Brokerage firms engage in many types of transactions that could cause broker advisers to run afoul of prohibited-transaction rules, he said. That could include initial public offerings or underwriting other types of investments, Mr. Trone said.

"The issue for the wirehouses is, they can't monitor that," he said.

A model that could be used for fiduciaries engaged in principal transactions could be the investment advice provision of the Pension Protection Act of 2006, Mr. Trone suggested. "If the broker investment adviser demonstrates that they have followed the fiduciary practices, then they [would] be insulated" from running afoul of prohibitions against principal transactions, he said.

Other industry officials think that requiring broker advisers to act as fiduciaries without a compromise of the standard would lead to major changes in the way brokers operated.

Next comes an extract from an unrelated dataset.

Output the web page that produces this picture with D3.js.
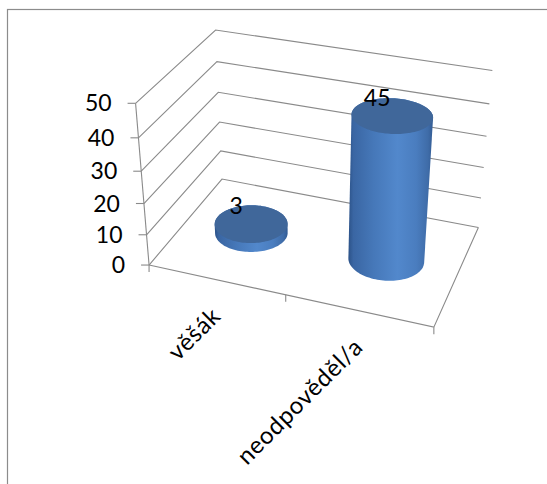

"It would be the final nail in the coffin to commissions," said Joseph Birkofer, a co-principal of Legacy Asset Management Inc., a Houston investment advisory firm that manages about $200 million. He is also co-principal of brokerage firm Legacy Asset Securities Inc.

"If everyone had to become fiduciaries, it would force a compensation change structure," Mr. Birkofer said. "It would force level compensation across products."

According to the latest figures available, 36% of the brokerage industry's revenue came from commissions during the first three quarters of 2008, said Scott Smith, a senior analyst for intermediary distribution with Cerulli Associates Inc. of Boston.